A current sensor is an electrical device that measures the flow of electrical current along a specific electrical line. It accomplishes this by taking a precise measurement of the drop in voltage at a resistor placed in the path of the current. This allows the current sensor to generate an estimate of the level of current flowing through the line. The output of the current sensor is given either as a voltage reading or as a continuing current which is roughly proportional to the level of current moving along the tested path.
Traditionally used to protect circuits from damage and general current reporting, current sensors are now used in a much broader range of applications. These include performance monitoring and enhancement; protecting against overcurrents, which can overload a line and place it at risk; and battery operated circuits, such as those with battery rechargers. Rechargeable batteries can especially benefit from current sensing, because without an accurate measurement of current, they can easily become overloaded or otherwise useless.

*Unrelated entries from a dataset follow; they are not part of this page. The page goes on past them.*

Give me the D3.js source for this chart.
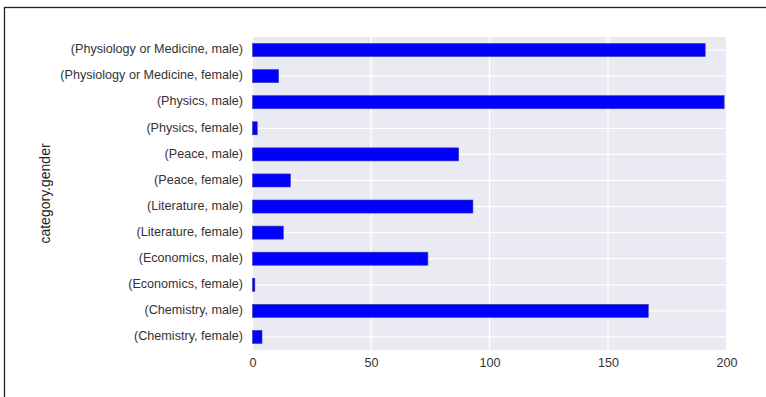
<!DOCTYPE html>
<html><head><meta charset="utf-8">
<script src="https://cdn.jsdelivr.net/npm/d3@7"></script>
<style>body{margin:0;background:#fff;} svg{display:block;}</style>
</head><body>
<svg id="chart" width="766" height="397"></svg>
<script>
const categories = ["(Chemistry, female)","(Chemistry, male)","(Economics, female)","(Economics, male)","(Literature, female)","(Literature, male)","(Peace, female)","(Peace, male)","(Physics, female)","(Physics, male)","(Physiology or Medicine, female)","(Physiology or Medicine, male)"];
const counts = [4,167,1,74,13,93,16,87,2,199,11,191];
const xTicks = [0,50,100,150,200];
const yLabel = "category.gender";

const svg = d3.select("#chart");
const m = {left:252.5, right:726.5, top:37, bottom:350};
const font = "Liberation Sans, Arial, sans-serif";

// figure frame
svg.append("rect").attr("x",4.5).attr("y",7.5).attr("width",800).attr("height",450)
  .attr("fill","#fff").attr("stroke","#222").attr("stroke-width",1.3);

const x = d3.scaleLinear().domain([0,200]).range([m.left,m.right]);
const y = d3.scaleBand().domain(categories.slice().reverse()).range([m.top,m.bottom]).paddingInner(0.5).paddingOuter(0.25);

svg.append("rect").attr("x",m.left).attr("y",m.top).attr("width",m.right-m.left).attr("height",m.bottom-m.top).attr("fill","#EAEAF2");

// grid
svg.append("g").selectAll("line").data(xTicks).join("line")
  .attr("x1",d=>x(d)).attr("x2",d=>x(d)).attr("y1",m.top).attr("y2",m.bottom)
  .attr("stroke","#fff").attr("stroke-width",1.3);
svg.append("g").selectAll("line").data(categories).join("line")
  .attr("x1",m.left).attr("x2",m.right).attr("y1",d=>y(d)+y.bandwidth()/2).attr("y2",d=>y(d)+y.bandwidth()/2)
  .attr("stroke","#fff").attr("stroke-width",1.3);

// bars
svg.append("g").selectAll("rect").data(categories).join("rect")
  .attr("x",x(0)).attr("y",d=>y(d)).attr("height",y.bandwidth())
  .attr("width",d=>x(counts[categories.indexOf(d)])-x(0))
  .attr("fill","#0000FF").attr("stroke","#3a3aa0").attr("stroke-width",0.6);

// y axis
const yAxis = d3.axisLeft(y).tickSize(0).tickPadding(9.5);
const gy = svg.append("g").attr("transform",`translate(${m.left},-0.8)`).call(yAxis);
gy.select(".domain").remove();
gy.selectAll("text").attr("font-family",font).attr("font-size",12.6).attr("fill","#333");

// x axis
const xAxis = d3.axisBottom(x).tickValues(xTicks).tickSize(0).tickPadding(8.5);
const gx = svg.append("g").attr("transform",`translate(0,${m.bottom})`).call(xAxis);
gx.select(".domain").remove();
gx.selectAll("text").attr("font-family",font).attr("font-size",12.6).attr("fill","#333");

svg.append("text").attr("transform",`translate(50,${(m.top+m.bottom)/2}) rotate(-90)`)
  .attr("text-anchor","middle").attr("font-family",font)
  .attr("font-size",14).attr("fill","#222").text(yLabel);
</script>
</body></html>
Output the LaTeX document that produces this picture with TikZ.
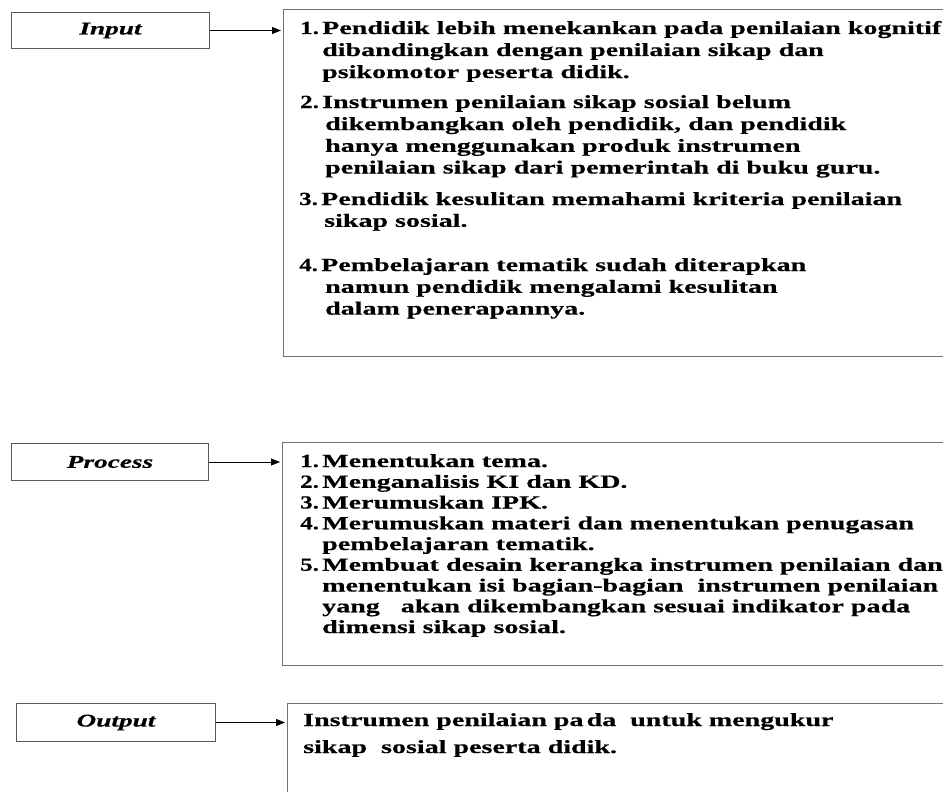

A current sensor works by attaching onto an active electrical line. Once attached to the line, the sensor reads the flow of electricity going through the line as it travels through a resistor. A resistor is a device placed in the path of a current which impedes the flow of electricity, ordinarily used to control and subdue the amount of current moving through a line. Voltage drops correspondingly as it passes across a resistor, depending on the overall level of resistance; by measuring the proportion of this decrease, the sensor can calculate the overall current of the line.
There are two general approaches to current sensing; low side sensing and high side sensing. Low side sensing connects the sensor between the original load and the grounding connection. This type of sensing provides an inexpensive method of measuring the current, but has a downside of adding extra resistance to the grounding path of the line. High side sensing, on the other hand, connects the sensor between the supply and the load. It typically requires a more expensive sensor — as a higher level of accuracy is required — but does not disrupt the grounding current like current sensing through low side connections.